# Instructions for the task
Below are some records. Retype exactly the lines from the one containing "What matplotlib code" through the one containing "import numpy as np", both included, skipping every picture.
____________
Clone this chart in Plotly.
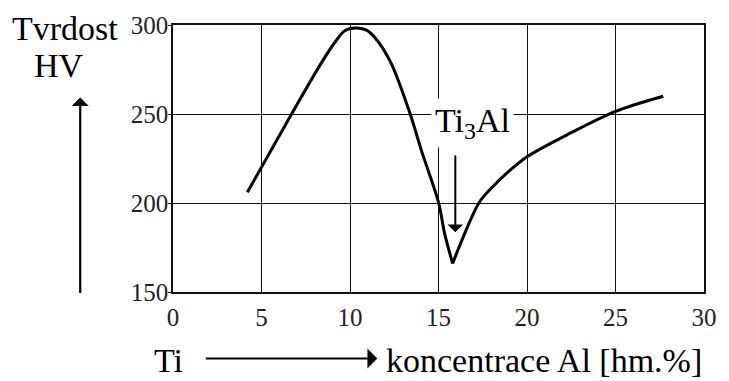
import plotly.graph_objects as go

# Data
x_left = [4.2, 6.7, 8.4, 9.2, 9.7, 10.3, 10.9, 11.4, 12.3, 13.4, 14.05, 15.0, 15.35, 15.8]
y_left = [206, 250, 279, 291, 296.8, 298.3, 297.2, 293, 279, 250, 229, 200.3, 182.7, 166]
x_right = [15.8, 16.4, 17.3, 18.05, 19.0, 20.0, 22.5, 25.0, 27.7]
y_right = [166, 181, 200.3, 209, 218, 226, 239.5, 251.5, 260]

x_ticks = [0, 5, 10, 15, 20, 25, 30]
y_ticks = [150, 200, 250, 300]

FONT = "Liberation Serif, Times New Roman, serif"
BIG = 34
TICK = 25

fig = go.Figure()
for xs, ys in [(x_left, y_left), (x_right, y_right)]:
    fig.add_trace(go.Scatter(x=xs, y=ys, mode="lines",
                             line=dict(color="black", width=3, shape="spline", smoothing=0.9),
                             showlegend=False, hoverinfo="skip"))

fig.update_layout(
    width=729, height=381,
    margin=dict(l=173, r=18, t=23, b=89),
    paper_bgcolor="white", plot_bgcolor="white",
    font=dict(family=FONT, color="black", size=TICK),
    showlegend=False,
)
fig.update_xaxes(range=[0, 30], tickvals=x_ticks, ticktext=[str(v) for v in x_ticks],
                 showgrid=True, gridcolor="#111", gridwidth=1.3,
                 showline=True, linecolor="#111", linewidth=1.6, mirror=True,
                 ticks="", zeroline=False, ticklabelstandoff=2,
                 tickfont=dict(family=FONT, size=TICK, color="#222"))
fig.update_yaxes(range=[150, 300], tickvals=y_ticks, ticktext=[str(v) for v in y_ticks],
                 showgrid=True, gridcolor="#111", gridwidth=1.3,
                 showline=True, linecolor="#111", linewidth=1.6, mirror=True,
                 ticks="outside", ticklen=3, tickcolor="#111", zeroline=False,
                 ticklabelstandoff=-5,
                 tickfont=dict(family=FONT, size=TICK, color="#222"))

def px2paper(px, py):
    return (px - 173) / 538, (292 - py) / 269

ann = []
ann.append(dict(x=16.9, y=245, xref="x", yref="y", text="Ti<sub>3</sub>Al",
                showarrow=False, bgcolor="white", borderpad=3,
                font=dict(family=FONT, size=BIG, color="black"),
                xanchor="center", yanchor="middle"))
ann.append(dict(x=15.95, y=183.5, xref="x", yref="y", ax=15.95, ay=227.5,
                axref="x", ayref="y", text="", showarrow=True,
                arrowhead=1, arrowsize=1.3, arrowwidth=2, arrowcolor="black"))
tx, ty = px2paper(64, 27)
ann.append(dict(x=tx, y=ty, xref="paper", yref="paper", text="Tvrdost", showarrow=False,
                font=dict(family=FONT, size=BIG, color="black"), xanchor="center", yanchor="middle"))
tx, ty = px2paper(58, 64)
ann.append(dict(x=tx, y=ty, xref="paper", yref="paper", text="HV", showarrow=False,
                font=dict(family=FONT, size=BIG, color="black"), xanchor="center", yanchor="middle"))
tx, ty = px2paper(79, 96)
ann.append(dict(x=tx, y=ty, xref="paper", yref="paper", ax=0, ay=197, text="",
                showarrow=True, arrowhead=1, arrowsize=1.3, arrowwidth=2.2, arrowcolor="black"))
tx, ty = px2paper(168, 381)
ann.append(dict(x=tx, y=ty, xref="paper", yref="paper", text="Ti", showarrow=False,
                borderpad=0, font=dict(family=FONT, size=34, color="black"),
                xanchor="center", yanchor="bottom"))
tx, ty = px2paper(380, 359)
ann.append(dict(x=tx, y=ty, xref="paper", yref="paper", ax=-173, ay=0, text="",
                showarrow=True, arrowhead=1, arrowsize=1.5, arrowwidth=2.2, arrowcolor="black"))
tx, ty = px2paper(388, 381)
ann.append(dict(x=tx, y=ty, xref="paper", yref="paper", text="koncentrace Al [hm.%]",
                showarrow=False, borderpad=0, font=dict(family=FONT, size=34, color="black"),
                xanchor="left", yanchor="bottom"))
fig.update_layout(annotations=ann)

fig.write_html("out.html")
____________
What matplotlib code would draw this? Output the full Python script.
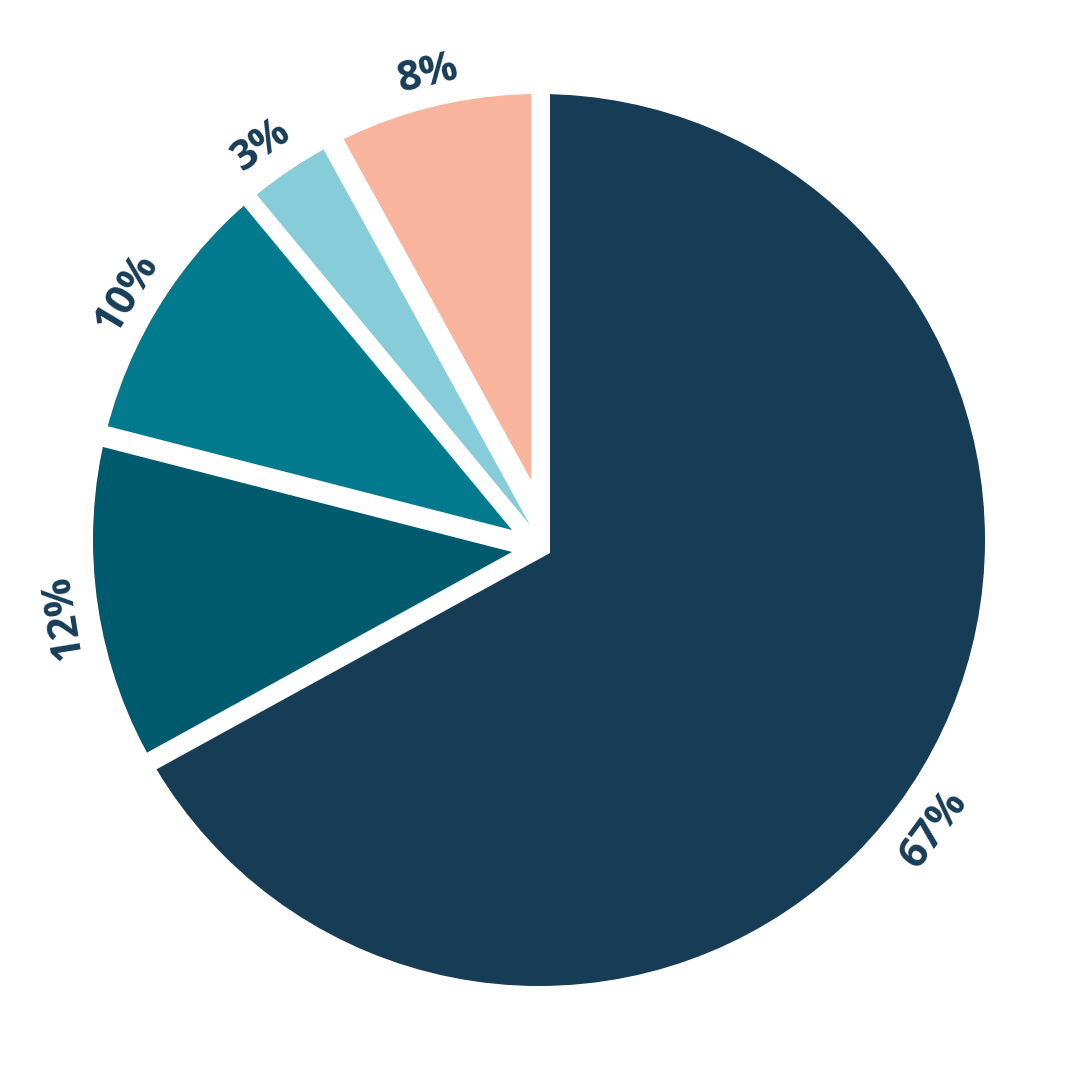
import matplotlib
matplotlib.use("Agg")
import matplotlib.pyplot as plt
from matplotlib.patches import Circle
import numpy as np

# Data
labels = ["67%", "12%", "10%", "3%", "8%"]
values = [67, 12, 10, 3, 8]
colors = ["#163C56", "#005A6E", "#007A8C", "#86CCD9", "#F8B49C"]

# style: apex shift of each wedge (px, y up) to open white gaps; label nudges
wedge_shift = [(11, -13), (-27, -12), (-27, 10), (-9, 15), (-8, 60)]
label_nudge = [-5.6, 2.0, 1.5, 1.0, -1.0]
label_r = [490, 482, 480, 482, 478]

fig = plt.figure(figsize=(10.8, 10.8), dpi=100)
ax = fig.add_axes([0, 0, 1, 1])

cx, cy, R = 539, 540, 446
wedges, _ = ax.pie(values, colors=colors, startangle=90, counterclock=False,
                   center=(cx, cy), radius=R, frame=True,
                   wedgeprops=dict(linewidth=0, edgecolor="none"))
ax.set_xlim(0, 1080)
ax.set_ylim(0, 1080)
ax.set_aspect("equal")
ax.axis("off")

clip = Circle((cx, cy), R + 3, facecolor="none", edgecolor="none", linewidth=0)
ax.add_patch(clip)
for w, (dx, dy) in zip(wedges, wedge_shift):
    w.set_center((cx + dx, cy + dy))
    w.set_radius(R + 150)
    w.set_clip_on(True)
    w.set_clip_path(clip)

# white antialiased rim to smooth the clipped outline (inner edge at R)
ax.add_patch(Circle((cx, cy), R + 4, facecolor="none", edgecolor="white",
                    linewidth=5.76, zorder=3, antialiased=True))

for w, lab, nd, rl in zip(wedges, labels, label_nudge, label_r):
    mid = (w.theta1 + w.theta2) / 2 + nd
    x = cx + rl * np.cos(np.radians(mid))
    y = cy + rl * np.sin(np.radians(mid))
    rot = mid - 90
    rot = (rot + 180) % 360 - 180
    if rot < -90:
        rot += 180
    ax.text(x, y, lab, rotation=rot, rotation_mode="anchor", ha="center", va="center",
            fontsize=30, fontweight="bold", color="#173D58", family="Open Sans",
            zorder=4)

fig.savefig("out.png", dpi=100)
____________
# Written answer
What matplotlib code would draw this? Output the full Python script.
import matplotlib
matplotlib.use("Agg")
import matplotlib.pyplot as plt
from matplotlib.patches import Circle
import numpy as np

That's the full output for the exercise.